• Your goal:
Copy, exactly and only, the lines from the one with "Recreate this image" up to and including the one with "2.140, 1.765, 1.368]", leaving pictures out.

## Begin Provided entries

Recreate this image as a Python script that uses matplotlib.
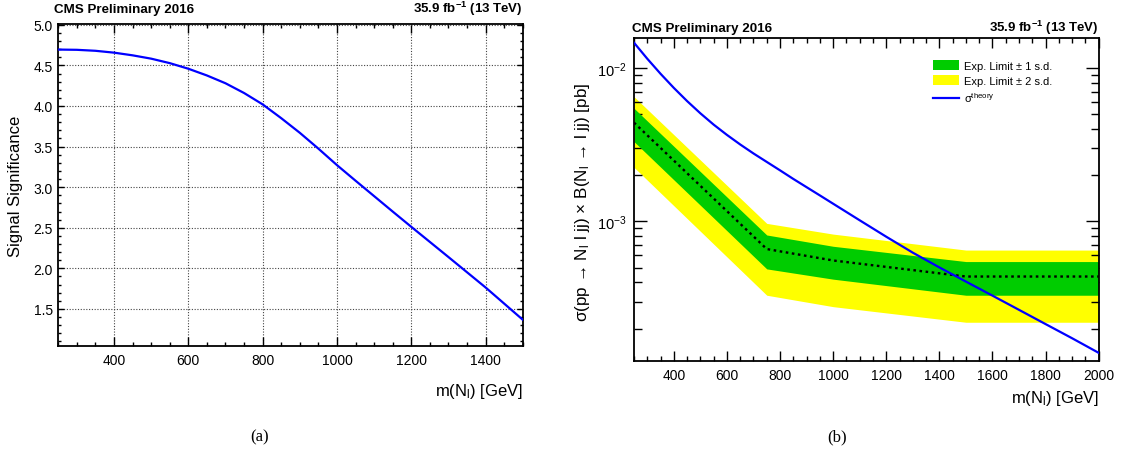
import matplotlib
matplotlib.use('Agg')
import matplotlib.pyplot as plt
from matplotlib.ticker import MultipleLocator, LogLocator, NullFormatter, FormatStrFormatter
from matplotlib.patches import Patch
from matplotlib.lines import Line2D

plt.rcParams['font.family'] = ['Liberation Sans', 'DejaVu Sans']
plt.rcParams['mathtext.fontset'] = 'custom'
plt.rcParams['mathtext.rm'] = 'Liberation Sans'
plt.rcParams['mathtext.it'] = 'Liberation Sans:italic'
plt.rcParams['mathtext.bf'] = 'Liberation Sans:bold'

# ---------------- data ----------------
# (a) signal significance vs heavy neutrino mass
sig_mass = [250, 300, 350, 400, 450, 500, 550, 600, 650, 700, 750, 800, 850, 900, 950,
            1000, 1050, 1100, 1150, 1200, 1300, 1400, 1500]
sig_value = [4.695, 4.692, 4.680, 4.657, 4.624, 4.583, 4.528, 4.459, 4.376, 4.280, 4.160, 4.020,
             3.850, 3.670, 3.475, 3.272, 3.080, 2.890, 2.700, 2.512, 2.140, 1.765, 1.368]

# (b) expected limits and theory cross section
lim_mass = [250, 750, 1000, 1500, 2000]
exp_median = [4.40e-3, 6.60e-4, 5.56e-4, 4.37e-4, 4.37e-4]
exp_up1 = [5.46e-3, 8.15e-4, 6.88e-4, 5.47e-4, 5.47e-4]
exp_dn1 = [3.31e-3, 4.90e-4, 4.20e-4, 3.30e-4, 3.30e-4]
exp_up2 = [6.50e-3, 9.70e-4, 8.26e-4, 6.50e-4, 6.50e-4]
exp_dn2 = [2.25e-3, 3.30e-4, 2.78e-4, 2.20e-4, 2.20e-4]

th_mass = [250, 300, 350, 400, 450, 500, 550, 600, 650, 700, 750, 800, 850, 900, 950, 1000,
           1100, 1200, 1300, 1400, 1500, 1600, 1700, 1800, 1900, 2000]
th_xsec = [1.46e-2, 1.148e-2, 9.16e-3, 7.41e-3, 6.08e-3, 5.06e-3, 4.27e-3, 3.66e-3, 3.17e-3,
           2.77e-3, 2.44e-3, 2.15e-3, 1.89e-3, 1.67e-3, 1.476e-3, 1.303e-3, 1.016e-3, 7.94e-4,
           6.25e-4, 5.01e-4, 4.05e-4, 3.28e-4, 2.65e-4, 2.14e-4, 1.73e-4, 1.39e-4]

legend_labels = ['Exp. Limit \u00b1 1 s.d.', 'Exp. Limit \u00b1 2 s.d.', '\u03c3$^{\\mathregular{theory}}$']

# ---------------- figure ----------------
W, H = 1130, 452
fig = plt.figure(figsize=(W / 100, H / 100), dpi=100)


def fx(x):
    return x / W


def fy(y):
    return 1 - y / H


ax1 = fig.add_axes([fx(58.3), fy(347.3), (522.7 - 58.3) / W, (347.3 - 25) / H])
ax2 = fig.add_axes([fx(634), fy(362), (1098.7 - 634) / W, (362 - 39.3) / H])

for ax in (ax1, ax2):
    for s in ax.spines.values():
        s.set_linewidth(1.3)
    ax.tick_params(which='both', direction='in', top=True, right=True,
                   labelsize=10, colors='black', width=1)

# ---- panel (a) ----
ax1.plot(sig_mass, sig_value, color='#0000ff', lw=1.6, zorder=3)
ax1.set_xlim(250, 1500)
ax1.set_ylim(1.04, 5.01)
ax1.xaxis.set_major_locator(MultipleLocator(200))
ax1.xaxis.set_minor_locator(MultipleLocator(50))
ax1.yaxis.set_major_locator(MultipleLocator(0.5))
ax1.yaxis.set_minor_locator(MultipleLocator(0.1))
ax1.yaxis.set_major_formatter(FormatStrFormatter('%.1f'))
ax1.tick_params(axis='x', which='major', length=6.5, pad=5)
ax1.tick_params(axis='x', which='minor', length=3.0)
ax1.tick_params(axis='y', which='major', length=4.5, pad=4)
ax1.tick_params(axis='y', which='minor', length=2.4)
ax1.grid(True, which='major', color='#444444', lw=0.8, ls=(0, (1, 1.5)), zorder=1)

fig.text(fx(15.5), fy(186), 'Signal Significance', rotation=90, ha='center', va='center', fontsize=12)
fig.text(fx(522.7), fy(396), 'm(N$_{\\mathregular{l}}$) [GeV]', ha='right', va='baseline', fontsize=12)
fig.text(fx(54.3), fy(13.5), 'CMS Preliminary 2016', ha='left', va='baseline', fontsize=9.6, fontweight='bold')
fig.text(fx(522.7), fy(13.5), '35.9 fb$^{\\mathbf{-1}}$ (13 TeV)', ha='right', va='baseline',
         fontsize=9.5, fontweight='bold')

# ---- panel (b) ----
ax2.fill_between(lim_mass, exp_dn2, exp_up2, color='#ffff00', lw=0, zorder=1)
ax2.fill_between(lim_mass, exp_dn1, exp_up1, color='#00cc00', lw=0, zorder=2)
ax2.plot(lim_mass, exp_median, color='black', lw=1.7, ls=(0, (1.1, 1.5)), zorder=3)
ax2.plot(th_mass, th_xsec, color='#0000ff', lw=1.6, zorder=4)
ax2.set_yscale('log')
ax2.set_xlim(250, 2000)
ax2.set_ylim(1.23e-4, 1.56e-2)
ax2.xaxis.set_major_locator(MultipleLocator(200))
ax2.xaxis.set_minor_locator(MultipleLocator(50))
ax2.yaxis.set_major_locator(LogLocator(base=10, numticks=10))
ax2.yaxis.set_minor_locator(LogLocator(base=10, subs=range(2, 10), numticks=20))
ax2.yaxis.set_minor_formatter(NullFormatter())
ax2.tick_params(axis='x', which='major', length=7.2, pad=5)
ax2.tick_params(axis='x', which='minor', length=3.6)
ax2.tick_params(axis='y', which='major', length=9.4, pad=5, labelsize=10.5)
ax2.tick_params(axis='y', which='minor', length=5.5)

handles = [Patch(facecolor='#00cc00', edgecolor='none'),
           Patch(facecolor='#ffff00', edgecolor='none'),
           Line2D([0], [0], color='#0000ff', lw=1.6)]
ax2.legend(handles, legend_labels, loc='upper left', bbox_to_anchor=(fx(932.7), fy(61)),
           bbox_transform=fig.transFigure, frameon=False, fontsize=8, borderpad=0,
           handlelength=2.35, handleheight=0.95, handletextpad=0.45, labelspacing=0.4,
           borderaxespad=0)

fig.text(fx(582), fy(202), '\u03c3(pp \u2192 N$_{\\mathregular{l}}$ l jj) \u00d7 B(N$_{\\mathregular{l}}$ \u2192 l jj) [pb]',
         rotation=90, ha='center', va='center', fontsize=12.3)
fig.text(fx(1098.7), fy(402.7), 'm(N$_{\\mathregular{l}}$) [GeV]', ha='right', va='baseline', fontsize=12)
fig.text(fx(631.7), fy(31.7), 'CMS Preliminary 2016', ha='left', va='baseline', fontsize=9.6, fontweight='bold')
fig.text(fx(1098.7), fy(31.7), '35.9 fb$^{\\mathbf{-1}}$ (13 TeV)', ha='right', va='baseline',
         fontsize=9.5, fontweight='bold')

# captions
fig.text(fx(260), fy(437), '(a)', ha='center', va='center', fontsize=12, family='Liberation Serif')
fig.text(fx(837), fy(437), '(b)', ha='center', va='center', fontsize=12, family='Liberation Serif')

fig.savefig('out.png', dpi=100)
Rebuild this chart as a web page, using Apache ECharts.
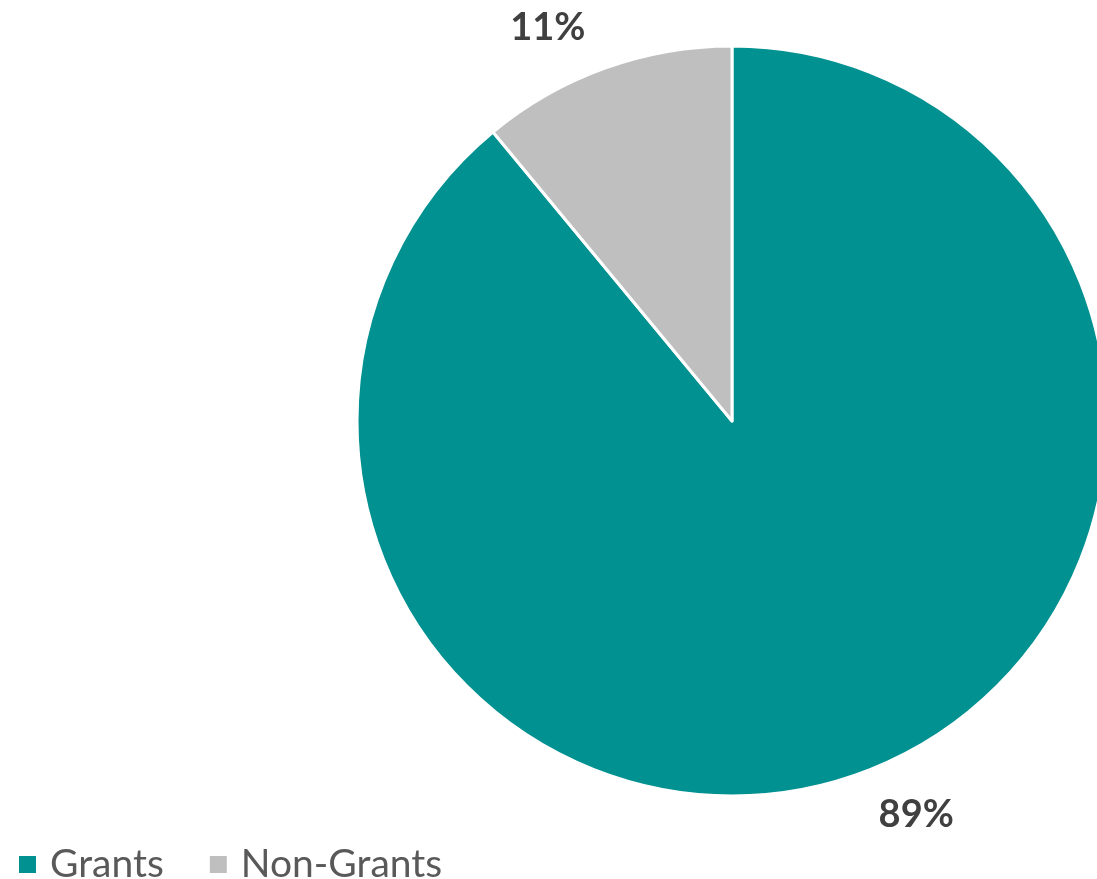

## End Provided entries
## Begin Provided entries

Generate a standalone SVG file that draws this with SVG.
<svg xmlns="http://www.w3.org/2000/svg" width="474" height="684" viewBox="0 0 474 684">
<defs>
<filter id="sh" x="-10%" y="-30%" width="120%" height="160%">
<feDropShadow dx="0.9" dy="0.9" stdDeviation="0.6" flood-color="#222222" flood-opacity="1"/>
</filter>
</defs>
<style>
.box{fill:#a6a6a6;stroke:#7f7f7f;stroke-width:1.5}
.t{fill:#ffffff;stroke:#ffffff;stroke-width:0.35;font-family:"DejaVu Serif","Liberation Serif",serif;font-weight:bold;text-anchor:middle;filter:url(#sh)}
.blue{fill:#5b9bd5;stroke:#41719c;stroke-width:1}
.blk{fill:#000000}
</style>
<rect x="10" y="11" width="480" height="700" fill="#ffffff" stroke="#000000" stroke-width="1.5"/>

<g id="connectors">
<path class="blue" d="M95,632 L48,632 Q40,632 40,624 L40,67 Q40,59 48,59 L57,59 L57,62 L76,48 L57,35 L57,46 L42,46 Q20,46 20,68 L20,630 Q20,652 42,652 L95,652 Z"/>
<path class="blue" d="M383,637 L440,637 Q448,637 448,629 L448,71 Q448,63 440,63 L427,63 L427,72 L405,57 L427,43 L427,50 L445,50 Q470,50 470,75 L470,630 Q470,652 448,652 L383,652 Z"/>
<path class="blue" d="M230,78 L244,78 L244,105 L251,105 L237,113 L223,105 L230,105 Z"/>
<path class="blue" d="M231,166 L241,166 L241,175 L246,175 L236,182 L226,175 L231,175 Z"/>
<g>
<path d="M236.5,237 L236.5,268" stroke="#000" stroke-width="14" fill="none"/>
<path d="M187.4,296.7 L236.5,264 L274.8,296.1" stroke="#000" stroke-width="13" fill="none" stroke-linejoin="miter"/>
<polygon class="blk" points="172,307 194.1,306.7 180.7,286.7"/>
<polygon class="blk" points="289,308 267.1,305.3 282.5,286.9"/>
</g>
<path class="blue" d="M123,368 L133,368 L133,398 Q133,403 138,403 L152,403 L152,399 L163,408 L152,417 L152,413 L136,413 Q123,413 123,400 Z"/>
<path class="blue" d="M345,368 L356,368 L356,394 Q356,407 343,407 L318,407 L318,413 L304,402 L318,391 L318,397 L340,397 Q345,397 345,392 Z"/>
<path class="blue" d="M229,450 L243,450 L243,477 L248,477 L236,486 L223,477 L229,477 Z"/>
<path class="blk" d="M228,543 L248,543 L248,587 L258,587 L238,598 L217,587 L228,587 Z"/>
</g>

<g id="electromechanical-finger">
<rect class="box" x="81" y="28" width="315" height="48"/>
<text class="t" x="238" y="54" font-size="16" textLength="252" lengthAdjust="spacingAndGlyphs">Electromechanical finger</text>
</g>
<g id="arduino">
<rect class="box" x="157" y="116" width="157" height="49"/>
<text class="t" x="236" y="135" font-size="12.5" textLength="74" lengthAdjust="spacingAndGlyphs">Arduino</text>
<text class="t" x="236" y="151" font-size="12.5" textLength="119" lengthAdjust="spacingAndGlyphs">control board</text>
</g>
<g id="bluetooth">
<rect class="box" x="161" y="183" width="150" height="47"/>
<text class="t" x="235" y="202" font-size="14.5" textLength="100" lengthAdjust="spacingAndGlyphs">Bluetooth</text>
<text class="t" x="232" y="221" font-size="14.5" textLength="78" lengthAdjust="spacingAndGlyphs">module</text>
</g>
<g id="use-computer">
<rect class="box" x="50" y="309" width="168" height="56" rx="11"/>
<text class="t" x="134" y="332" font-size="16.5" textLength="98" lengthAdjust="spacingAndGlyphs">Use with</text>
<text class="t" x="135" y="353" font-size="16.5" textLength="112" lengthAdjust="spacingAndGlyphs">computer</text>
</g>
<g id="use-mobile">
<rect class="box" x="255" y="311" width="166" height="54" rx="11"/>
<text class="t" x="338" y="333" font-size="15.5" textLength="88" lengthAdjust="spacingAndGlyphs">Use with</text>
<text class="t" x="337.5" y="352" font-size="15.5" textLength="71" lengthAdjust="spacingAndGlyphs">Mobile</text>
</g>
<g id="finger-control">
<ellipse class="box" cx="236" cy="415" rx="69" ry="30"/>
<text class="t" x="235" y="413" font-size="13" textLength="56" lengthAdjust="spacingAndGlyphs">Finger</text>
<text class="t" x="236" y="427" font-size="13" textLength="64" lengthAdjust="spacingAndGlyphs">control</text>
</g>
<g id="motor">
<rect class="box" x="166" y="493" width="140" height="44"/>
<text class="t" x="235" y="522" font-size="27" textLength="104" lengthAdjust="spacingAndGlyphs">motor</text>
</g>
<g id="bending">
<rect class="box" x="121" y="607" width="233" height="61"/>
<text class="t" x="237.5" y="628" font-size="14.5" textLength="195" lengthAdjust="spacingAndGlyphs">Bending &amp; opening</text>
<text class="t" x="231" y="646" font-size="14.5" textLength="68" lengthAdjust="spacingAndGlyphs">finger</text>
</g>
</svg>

## End Provided entries
## Begin Provided entries

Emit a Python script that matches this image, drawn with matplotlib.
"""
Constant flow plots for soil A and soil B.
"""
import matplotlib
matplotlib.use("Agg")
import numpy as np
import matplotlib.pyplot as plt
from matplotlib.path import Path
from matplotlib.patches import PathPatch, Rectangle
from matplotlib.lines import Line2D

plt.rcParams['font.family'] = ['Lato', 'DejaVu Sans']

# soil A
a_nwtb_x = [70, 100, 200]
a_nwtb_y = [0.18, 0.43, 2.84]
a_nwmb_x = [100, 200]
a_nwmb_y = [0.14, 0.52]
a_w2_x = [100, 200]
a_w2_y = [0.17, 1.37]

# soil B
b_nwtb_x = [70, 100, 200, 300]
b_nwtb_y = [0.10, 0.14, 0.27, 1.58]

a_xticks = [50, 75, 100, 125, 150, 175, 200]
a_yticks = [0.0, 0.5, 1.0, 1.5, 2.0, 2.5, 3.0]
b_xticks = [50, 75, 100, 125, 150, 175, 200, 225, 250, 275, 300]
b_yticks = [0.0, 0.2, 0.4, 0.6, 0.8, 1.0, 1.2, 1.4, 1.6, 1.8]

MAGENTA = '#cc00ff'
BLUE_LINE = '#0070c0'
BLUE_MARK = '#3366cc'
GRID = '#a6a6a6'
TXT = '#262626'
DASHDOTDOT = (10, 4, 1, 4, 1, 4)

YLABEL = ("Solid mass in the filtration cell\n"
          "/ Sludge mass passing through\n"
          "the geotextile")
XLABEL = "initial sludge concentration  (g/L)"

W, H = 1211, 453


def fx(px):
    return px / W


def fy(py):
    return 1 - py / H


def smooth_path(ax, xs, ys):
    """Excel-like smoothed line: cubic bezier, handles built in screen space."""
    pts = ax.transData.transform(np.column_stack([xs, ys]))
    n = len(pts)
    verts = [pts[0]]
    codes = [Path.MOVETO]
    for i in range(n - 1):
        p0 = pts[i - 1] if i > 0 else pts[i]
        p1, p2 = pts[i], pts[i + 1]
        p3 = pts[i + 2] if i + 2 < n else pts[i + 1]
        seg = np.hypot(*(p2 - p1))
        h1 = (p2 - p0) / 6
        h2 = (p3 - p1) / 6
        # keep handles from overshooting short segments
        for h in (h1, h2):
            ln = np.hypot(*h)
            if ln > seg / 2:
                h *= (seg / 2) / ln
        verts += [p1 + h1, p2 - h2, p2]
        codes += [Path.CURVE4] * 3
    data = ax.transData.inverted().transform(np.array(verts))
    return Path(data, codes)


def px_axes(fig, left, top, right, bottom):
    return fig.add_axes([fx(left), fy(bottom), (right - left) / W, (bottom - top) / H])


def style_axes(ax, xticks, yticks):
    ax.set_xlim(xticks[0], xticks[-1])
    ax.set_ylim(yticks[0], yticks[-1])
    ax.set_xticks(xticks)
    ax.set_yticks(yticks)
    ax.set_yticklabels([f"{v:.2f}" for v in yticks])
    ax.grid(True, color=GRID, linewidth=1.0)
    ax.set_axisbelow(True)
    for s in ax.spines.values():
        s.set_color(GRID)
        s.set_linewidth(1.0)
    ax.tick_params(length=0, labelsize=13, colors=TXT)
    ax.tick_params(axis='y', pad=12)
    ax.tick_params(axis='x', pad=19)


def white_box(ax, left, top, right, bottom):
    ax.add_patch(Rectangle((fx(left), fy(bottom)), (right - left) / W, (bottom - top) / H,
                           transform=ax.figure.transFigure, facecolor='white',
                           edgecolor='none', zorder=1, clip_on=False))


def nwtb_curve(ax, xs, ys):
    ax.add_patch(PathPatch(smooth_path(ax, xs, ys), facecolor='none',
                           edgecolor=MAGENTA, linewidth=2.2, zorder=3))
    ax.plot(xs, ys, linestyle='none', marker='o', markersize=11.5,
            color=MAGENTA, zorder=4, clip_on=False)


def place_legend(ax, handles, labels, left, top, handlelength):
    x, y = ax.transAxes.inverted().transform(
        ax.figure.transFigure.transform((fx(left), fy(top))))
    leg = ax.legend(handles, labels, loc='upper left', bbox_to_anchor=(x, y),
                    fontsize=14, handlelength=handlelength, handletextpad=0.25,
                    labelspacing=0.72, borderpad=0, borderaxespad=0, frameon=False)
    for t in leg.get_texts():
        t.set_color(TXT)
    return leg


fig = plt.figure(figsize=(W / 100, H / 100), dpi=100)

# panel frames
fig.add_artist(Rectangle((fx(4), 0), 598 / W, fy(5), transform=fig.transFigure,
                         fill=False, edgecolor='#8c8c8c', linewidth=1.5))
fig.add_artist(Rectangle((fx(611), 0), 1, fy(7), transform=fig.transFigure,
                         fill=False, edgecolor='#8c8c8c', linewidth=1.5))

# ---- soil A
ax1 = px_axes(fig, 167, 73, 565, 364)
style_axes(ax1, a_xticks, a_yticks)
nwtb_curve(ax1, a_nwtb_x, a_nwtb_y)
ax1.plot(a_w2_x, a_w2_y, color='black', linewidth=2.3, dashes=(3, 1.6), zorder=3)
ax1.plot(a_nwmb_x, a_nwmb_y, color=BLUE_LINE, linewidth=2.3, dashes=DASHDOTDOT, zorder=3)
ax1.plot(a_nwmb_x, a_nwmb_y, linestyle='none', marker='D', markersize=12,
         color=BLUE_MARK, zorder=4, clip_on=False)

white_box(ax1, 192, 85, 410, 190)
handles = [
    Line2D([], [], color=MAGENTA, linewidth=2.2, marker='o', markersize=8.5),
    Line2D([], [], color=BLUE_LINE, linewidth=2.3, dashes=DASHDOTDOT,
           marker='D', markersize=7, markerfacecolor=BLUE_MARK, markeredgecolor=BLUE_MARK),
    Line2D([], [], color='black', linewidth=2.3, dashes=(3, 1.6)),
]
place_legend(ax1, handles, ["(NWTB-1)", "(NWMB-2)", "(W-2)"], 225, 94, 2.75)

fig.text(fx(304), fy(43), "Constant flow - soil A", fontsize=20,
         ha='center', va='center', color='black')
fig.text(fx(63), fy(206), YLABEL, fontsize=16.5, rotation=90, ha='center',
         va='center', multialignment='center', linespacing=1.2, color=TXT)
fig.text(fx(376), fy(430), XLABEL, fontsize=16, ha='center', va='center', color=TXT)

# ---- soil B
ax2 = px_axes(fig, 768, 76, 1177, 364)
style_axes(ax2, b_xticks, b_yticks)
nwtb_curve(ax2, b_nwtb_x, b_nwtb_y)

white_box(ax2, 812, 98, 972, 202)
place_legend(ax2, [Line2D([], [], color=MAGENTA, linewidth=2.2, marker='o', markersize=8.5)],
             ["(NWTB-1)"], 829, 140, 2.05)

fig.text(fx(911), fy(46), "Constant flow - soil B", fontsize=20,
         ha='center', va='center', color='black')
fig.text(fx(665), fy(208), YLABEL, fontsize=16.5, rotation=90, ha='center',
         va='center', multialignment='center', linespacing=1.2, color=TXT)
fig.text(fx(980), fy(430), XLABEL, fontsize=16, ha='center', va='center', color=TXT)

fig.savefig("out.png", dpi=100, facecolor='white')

## End Provided entries

• Response:
Recreate this image as a Python script that uses matplotlib.
import matplotlib
matplotlib.use('Agg')
import matplotlib.pyplot as plt
from matplotlib.ticker import MultipleLocator, LogLocator, NullFormatter, FormatStrFormatter
from matplotlib.patches import Patch
from matplotlib.lines import Line2D

plt.rcParams['font.family'] = ['Liberation Sans', 'DejaVu Sans']
plt.rcParams['mathtext.fontset'] = 'custom'
plt.rcParams['mathtext.rm'] = 'Liberation Sans'
plt.rcParams['mathtext.it'] = 'Liberation Sans:italic'
plt.rcParams['mathtext.bf'] = 'Liberation Sans:bold'

# ---------------- data ----------------
# (a) signal significance vs heavy neutrino mass
sig_mass = [250, 300, 350, 400, 450, 500, 550, 600, 650, 700, 750, 800, 850, 900, 950,
            1000, 1050, 1100, 1150, 1200, 1300, 1400, 1500]
sig_value = [4.695, 4.692, 4.680, 4.657, 4.624, 4.583, 4.528, 4.459, 4.376, 4.280, 4.160, 4.020,
             3.850, 3.670, 3.475, 3.272, 3.080, 2.890, 2.700, 2.512, 2.140, 1.765, 1.368]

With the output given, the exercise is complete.